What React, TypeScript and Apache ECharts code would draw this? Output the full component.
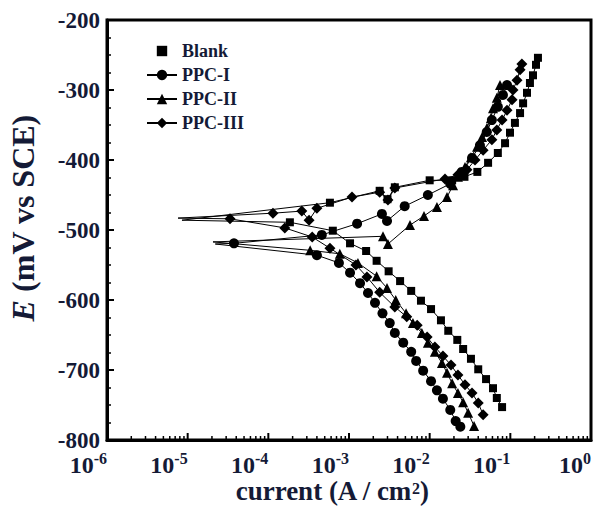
import React, { useEffect, useRef } from "react";
import * as echarts from "echarts";

// ---- data (current in A/cm², potential in mV vs SCE) ----
const seriesNames = ["Blank", "PPC-I", "PPC-II", "PPC-III"];

const blankCurrent = [7.9e-2, 6.8e-2, 6.1e-2, 5.0e-2, 4.0e-2, 3.25e-2, 2.6e-2, 2.2e-2, 1.7e-2, 1.38e-2, 1.04e-2, 7.8e-3, 5.9e-3, 4.3e-3, 3.1e-3, 2.2e-3, 1.63e-3, 1.03e-3, 6.3e-4, 1.85e-4, 8.5e-6, 5.8e-4, 2.4e-3, 3.0e-3, 3.7e-3, 1.0e-2, 1.9e-2, 2.7e-2, 3.9e-2, 5.3e-2, 7.0e-2, 8.6e-2, 9.9e-2, 0.114, 0.132, 0.144, 0.161, 0.175, 0.191, 0.208, 0.22];
const blankPotential = [-753, -740, -726, -713, -699, -684, -670, -657, -644, -629, -613, -601, -587, -573, -559, -544, -530, -519, -501, -489, -486, -461, -444, -456, -439, -429, -429, -424, -417, -404, -390, -376, -361, -347, -333, -319, -304, -290, -279, -264, -254];

const ppc1Current = [2.4e-2, 2.1e-2, 1.8e-2, 1.46e-2, 1.23e-2, 1.04e-2, 8.3e-3, 6.8e-3, 5.9e-3, 4.7e-3, 3.7e-3, 3.2e-3, 2.6e-3, 2.1e-3, 1.72e-3, 1.37e-3, 1.03e-3, 7.5e-4, 4.0e-4, 2.2e-5, 3.75e-5, 4.6e-4, 1.26e-3, 2.56e-3, 2.96e-3, 4.9e-3, 9.5e-3, 1.8e-2, 2.5e-2, 3.35e-2, 4.2e-2, 5.1e-2, 5.9e-2, 7.0e-2, 8.1e-2, 9.1e-2];
const ppc1Potential = [-781, -773, -757, -741, -729, -716, -701, -687, -674, -661, -647, -633, -619, -604, -590, -576, -561, -547, -536, -520, -519, -507, -491, -477, -487, -466, -450, -434, -417, -397, -379, -360, -343, -324, -307, -293];

const ppc2Current = [3.55e-2, 3.0e-2, 2.6e-2, 2.24e-2, 1.9e-2, 1.64e-2, 1.42e-2, 1.16e-2, 9.5e-3, 8.0e-3, 6.2e-3, 5.1e-3, 3.8e-3, 2.96e-3, 2.2e-3, 1.29e-3, 7.7e-4, 3.3e-4, 2.06e-5, 2.64e-3, 3.04e-3, 5.7e-3, 8.5e-3, 1.23e-2, 1.64e-2, 1.95e-2, 2.24e-2, 2.74e-2, 3.25e-2, 3.87e-2, 4.46e-2, 5.14e-2, 5.75e-2, 6.1e-2, 6.8e-2, 7.45e-2];
const ppc2Potential = [-780, -761, -746, -733, -719, -704, -690, -674, -661, -647, -633, -619, -600, -583, -566, -547, -534, -529, -517, -509, -520, -493, -480, -467, -453, -436, -424, -410, -396, -381, -367, -354, -340, -326, -311, -293];

const ppc3Current = [4.6e-2, 4.0e-2, 3.35e-2, 2.74e-2, 2.24e-2, 1.84e-2, 1.46e-2, 1.16e-2, 9.3e-3, 7.0e-3, 5.2e-3, 3.7e-3, 2.4e-3, 1.67e-3, 1.22e-3, 5.8e-4, 3.5e-4, 1.6e-4, 3.35e-5, 7.6e-6, 1.14e-4, 2.6e-4, 3.2e-4, 4.0e-4, 1.09e-3, 2.4e-3, 3.04e-3, 3.7e-3, 1.55e-2, 2.24e-2, 2.9e-2, 3.65e-2, 4.6e-2, 5.9e-2, 6.8e-2, 7.9e-2, 9.1e-2, 0.105, 0.108, 0.121, 0.132, 0.139];
const ppc3Potential = [-764, -747, -733, -721, -707, -693, -680, -667, -653, -636, -624, -610, -589, -567, -550, -526, -510, -497, -484, -483, -476, -473, -486, -469, -453, -446, -457, -440, -427, -421, -414, -400, -386, -371, -357, -343, -329, -314, -300, -286, -271, -263];

// axes
const xDecadeExponents = [-6, -5, -4, -3, -2, -1, 0];
const yTickValues = [-800, -700, -600, -500, -400, -300, -200];

const FONT = "'Liberation Serif', 'Times New Roman', serif";
const TEXT = "#141a36";

const curves = [
  { name: seriesNames[0], current: blankCurrent, potential: blankPotential, symbol: "rect", size: 8 },
  { name: seriesNames[1], current: ppc1Current, potential: ppc1Potential, symbol: "circle", size: 10 },
  { name: seriesNames[2], current: ppc2Current, potential: ppc2Potential, symbol: "triangle", size: 10 },
  { name: seriesNames[3], current: ppc3Current, potential: ppc3Potential, symbol: "diamond", size: 11 },
];

export default function App() {
  const ref = useRef<HTMLDivElement>(null);

  useEffect(() => {
    if (!ref.current) return;
    const chart = echarts.init(ref.current, undefined, { renderer: "svg" });

    const xMin = Math.pow(10, xDecadeExponents[0]);
    const xMax = Math.pow(10, xDecadeExponents[xDecadeExponents.length - 1]);
    const yMin = yTickValues[0];
    const yMax = yTickValues[yTickValues.length - 1];

    // tick positions for the log axis: 1..9 × 10^n
    const xTickData: number[][] = [];
    for (let i = 0; i < xDecadeExponents.length - 1; i++) {
      for (let k = 1; k <= 9; k++) xTickData.push([k * Math.pow(10, xDecadeExponents[i]), yMin]);
    }
    xTickData.push([xMax, yMin]);

    const lineSeries = curves.map((c) => {
      let tip = 0;
      c.current.forEach((v, i) => {
        if (v < c.current[tip]) tip = i;
      });
      return {
        name: c.name,
        type: "line",
        data: c.current.map((v, i) =>
          i === tip ? { value: [v, c.potential[i]], symbol: "none" } : [v, c.potential[i]]
        ),
        symbol: c.symbol,
        symbolSize: c.size,
        showAllSymbol: true,
        lineStyle: { color: "#000", width: 1 },
        itemStyle: { color: "#000" },
        emphasis: { disabled: true },
        z: 3,
      };
    });

    const option: any = {
      animation: false,
      backgroundColor: "#fff",
      grid: {
        left: 107,
        right: 7,
        top: 20,
        bottom: 66,
        show: true,
        borderColor: "#000",
        borderWidth: 3,
        outerBoundsMode: "none",
        containLabel: false,
      },
      legend: {
        orient: "vertical",
        left: 141,
        top: 37,
        itemWidth: 30,
        itemHeight: 13,
        itemGap: 6,
        data: [
          { name: "Blank", lineStyle: { width: 0, opacity: 0 } },
          "PPC-I",
          "PPC-II",
          "PPC-III",
        ],
        textStyle: { fontFamily: FONT, fontWeight: "bold", fontSize: 18, color: TEXT },
      },
      xAxis: {
        type: "log",
        logBase: 10,
        min: xMin,
        max: xMax,
        splitNumber: 6,
        axisLine: { show: true, lineStyle: { color: "#000", width: 3 } },
        axisTick: { show: false },
        splitLine: { show: false },
        minorTick: { show: false },
        axisLabel: {
          showMinLabel: true,
          showMaxLabel: true,
          hideOverlap: false,
          margin: 10,
          align: "right",
          formatter: (v: number) => `{b|10}{s|${Math.round(Math.log10(v))}}`,
          rich: {
            b: { fontFamily: FONT, fontWeight: "bold", fontSize: 24, color: TEXT, lineHeight: 27, verticalAlign: "bottom" },
            s: { fontFamily: FONT, fontWeight: "bold", fontSize: 16, color: TEXT, lineHeight: 16, verticalAlign: "top" },
          },
        },
        name: "{t|current (A / cm}{s|2}{t|)}",
        nameLocation: "middle",
        nameGap: 40,
        nameMoveOverlap: false,
        nameTextStyle: {
          padding: [0, 34, 0, 0],
          rich: {
            t: { fontFamily: FONT, fontWeight: "bold", fontSize: 27, color: TEXT, lineHeight: 24, verticalAlign: "bottom" },
            s: { fontFamily: FONT, fontWeight: "bold", fontSize: 16, color: TEXT, lineHeight: 14, verticalAlign: "top" },
          },
        },
      },
      yAxis: {
        type: "value",
        min: yMin,
        max: yMax,
        interval: 100,
        axisLine: { show: true, lineStyle: { color: "#000", width: 3 } },
        axisTick: { show: true, inside: true, length: 7, lineStyle: { color: "#000", width: 2 } },
        minorTick: { show: true, splitNumber: 4, length: 4, lineStyle: { color: "#000", width: 1.5 } },
        splitLine: { show: false },
        axisLabel: {
          margin: 7,
          fontFamily: FONT,
          fontWeight: "bold",
          fontSize: 23,
          lineHeight: 17,
          color: TEXT,
        },
        name: "{i|E}{t| (mV vs SCE)}",
        nameLocation: "middle",
        nameRotate: 90,
        nameGap: 68,
        nameMoveOverlap: false,
        nameTextStyle: {
          padding: [0, 0, 0, 24],
          rich: {
            i: { fontFamily: FONT, fontWeight: "bold", fontStyle: "italic", fontSize: 32, color: TEXT },
            t: { fontFamily: FONT, fontWeight: "bold", fontSize: 32, color: TEXT },
          },
        },
      },
      series: [
        ...lineSeries,
        {
          name: "xticks",
          type: "custom",
          silent: true,
          clip: false,
          z: 5,
          data: xTickData,
          renderItem: (_p: any, api: any) => {
            const v = api.value(0);
            const pt = api.coord([v, api.value(1)]);
            const lg = Math.log10(v);
            const major = Math.abs(lg - Math.round(lg)) < 1e-6;
            const len = major ? 7 : 4;
            return {
              type: "line",
              shape: { x1: pt[0], y1: pt[1], x2: pt[0], y2: pt[1] - len },
              style: { stroke: "#000", lineWidth: major ? 2 : 1.5 },
            };
          },
        },
      ],
    };

    chart.setOption(option);
    return () => chart.dispose();
  }, []);

  return (
    <div
      ref={ref}
      style={{ position: "fixed", left: 0, top: 0, width: 598, height: 506, background: "#fff" }}
    />
  );
}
■ ■ ■
Task to carry out: Transcribe exactly, with no pictures, the lines running from the first line of the material through the line holding "-326, -311, -293];".

Written answer:
What React, TypeScript and Apache ECharts code would draw this? Output the full component.
import React, { useEffect, useRef } from "react";
import * as echarts from "echarts";

// ---- data (current in A/cm², potential in mV vs SCE) ----
const seriesNames = ["Blank", "PPC-I", "PPC-II", "PPC-III"];

const blankCurrent = [7.9e-2, 6.8e-2, 6.1e-2, 5.0e-2, 4.0e-2, 3.25e-2, 2.6e-2, 2.2e-2, 1.7e-2, 1.38e-2, 1.04e-2, 7.8e-3, 5.9e-3, 4.3e-3, 3.1e-3, 2.2e-3, 1.63e-3, 1.03e-3, 6.3e-4, 1.85e-4, 8.5e-6, 5.8e-4, 2.4e-3, 3.0e-3, 3.7e-3, 1.0e-2, 1.9e-2, 2.7e-2, 3.9e-2, 5.3e-2, 7.0e-2, 8.6e-2, 9.9e-2, 0.114, 0.132, 0.144, 0.161, 0.175, 0.191, 0.208, 0.22];
const blankPotential = [-753, -740, -726, -713, -699, -684, -670, -657, -644, -629, -613, -601, -587, -573, -559, -544, -530, -519, -501, -489, -486, -461, -444, -456, -439, -429, -429, -424, -417, -404, -390, -376, -361, -347, -333, -319, -304, -290, -279, -264, -254];

const ppc1Current = [2.4e-2, 2.1e-2, 1.8e-2, 1.46e-2, 1.23e-2, 1.04e-2, 8.3e-3, 6.8e-3, 5.9e-3, 4.7e-3, 3.7e-3, 3.2e-3, 2.6e-3, 2.1e-3, 1.72e-3, 1.37e-3, 1.03e-3, 7.5e-4, 4.0e-4, 2.2e-5, 3.75e-5, 4.6e-4, 1.26e-3, 2.56e-3, 2.96e-3, 4.9e-3, 9.5e-3, 1.8e-2, 2.5e-2, 3.35e-2, 4.2e-2, 5.1e-2, 5.9e-2, 7.0e-2, 8.1e-2, 9.1e-2];
const ppc1Potential = [-781, -773, -757, -741, -729, -716, -701, -687, -674, -661, -647, -633, -619, -604, -590, -576, -561, -547, -536, -520, -519, -507, -491, -477, -487, -466, -450, -434, -417, -397, -379, -360, -343, -324, -307, -293];

const ppc2Current = [3.55e-2, 3.0e-2, 2.6e-2, 2.24e-2, 1.9e-2, 1.64e-2, 1.42e-2, 1.16e-2, 9.5e-3, 8.0e-3, 6.2e-3, 5.1e-3, 3.8e-3, 2.96e-3, 2.2e-3, 1.29e-3, 7.7e-4, 3.3e-4, 2.06e-5, 2.64e-3, 3.04e-3, 5.7e-3, 8.5e-3, 1.23e-2, 1.64e-2, 1.95e-2, 2.24e-2, 2.74e-2, 3.25e-2, 3.87e-2, 4.46e-2, 5.14e-2, 5.75e-2, 6.1e-2, 6.8e-2, 7.45e-2];
const ppc2Potential = [-780, -761, -746, -733, -719, -704, -690, -674, -661, -647, -633, -619, -600, -583, -566, -547, -534, -529, -517, -509, -520, -493, -480, -467, -453, -436, -424, -410, -396, -381, -367, -354, -340, -326, -311, -293];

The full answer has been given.